Folha de S.Paulo

Garrafa ao mar

- Ruy Castro

No tempo em que o cinema se propunha a discutir coisas, o italiano Michelange­lo Antonioni fez três filmes sobre a “incomunica­bilidade”: “A Aventura” (1960), “A Noite” (1961) e “O Eclipse” (1962). Todos com a bela Monica Vitti, só variando o galã. Para mostrar que o grande problema do ser humano era sua solidão pessoal, inclusive a dois, os personagen­s de Antonioni passavam o filme zanzando pela cidade, sem ir a lugar nenhum, e falavam muito pouco.

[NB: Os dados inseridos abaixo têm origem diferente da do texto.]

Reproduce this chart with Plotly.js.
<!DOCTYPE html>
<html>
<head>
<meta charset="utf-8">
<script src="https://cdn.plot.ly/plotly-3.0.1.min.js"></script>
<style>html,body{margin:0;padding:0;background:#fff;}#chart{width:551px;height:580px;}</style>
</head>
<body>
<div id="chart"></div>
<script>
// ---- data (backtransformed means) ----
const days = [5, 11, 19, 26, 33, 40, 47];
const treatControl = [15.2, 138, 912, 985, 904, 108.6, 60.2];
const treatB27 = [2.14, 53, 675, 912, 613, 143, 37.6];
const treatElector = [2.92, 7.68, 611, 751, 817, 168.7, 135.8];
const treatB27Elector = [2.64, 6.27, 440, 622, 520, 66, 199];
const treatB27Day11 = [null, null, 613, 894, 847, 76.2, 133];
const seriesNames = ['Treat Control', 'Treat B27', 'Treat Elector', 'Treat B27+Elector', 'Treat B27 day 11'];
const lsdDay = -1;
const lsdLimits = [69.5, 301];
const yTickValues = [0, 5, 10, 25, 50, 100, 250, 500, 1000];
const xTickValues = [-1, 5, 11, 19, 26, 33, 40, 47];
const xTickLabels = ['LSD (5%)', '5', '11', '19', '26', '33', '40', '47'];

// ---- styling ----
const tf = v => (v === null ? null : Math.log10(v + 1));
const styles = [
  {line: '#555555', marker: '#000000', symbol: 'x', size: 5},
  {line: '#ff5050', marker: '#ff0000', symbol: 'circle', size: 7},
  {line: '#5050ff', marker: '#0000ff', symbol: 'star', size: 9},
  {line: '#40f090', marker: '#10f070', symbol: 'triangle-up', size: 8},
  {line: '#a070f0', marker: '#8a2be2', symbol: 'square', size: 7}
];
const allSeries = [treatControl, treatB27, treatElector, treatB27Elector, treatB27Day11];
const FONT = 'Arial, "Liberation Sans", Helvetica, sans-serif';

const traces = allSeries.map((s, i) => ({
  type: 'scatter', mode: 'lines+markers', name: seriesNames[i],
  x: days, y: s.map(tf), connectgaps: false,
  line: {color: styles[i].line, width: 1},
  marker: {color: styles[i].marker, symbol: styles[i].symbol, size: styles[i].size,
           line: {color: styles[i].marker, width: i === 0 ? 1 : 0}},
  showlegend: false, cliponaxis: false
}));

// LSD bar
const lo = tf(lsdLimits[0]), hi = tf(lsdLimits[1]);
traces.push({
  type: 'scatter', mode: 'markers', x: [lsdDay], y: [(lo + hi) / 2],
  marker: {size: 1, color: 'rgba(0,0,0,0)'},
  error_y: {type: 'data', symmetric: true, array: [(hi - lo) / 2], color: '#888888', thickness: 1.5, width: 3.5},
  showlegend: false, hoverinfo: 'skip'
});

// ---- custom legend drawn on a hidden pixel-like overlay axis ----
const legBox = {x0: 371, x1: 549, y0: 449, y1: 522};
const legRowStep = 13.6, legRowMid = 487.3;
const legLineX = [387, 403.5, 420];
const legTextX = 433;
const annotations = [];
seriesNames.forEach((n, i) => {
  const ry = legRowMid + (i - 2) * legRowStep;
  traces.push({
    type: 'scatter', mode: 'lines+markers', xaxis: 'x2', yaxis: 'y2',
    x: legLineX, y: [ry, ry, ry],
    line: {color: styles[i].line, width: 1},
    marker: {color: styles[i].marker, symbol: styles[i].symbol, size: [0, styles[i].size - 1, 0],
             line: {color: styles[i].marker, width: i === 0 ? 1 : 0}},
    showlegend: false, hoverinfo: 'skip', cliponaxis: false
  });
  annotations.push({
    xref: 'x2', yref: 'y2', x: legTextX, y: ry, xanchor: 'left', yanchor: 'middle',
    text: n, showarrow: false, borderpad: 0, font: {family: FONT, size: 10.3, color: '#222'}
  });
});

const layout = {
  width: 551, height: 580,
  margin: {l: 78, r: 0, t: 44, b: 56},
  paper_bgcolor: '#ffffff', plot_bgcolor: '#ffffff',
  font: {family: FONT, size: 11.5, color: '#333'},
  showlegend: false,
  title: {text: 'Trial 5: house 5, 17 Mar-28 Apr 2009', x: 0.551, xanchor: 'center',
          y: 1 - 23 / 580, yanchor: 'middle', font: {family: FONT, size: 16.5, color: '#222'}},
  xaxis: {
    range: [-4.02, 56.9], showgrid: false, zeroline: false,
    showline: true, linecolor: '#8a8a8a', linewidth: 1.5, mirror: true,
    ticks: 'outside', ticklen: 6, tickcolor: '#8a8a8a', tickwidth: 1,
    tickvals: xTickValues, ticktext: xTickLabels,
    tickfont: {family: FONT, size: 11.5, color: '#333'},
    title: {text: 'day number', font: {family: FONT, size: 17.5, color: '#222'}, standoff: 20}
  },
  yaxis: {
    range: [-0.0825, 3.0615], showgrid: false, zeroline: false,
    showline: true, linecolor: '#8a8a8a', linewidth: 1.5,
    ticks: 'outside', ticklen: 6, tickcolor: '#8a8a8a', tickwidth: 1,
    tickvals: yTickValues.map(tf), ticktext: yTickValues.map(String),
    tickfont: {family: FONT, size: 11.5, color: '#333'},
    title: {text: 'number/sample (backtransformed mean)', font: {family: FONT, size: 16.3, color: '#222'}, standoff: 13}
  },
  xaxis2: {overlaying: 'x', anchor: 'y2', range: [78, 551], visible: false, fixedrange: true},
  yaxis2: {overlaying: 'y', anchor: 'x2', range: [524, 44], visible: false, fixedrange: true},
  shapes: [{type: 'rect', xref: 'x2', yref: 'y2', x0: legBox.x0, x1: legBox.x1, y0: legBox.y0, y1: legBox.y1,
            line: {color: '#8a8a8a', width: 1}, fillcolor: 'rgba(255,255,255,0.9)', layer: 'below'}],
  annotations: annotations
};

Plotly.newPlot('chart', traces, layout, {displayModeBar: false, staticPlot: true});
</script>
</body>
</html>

Hoje, esses filmes não teriam sentido. Um dos dois pegaria o iPhone e fariam uma DR por telefone, quem sabe comendo um cheeseburg­uer ao mesmo tempo.

Mas, na minha opinião, o problema não foi resolvido —as pessoas continuam tentando se comunicar. Vide a multidão que anda pelas ruas ao celular. O que elas tanto têm a dizer é um mistério. Só se sabe que é uma comunicaçã­o que não pode esperar.

Uma camiseta com dizeres também é uma forma de comunicaçã­o, embora a pergunta da pensadora nova-iorquina Fran Lebowitz, nos anos 70, continue sem resposta: “Se ninguém quer ouvir o que você tem a dizer, por que ouviriam a sua camiseta?”. E os milhões que escrevem e rabiscam coisas no corpo? Quem está interessad­o em entender o que aqueles garranchos e abstrações significam?

Sem falar no tempo de vigência dessas mensagens —todas têm tempo de vida limitado. Uma camiseta abandonada na natureza se desfaz em um ano. E a sua tatuagem desaparece­rá com você, mesmo que você viva cem anos. Como fazer então? Uma reportagem no caderno Ambiente de domingo último (4), “Por que os canudinhos de plástico se tornaram os novos vilões do mundo?”, me deu a resposta.

A garrafa de vidro. Leva 10 mil anos para se decompor. Escreva a sua mensagem, enfie-a numa garrafa e jogue-a ao mar. Não há hipótese de, em 10 mil anos, ela não chegar a alguém que finalmente saberá o que você tanto queria dizer.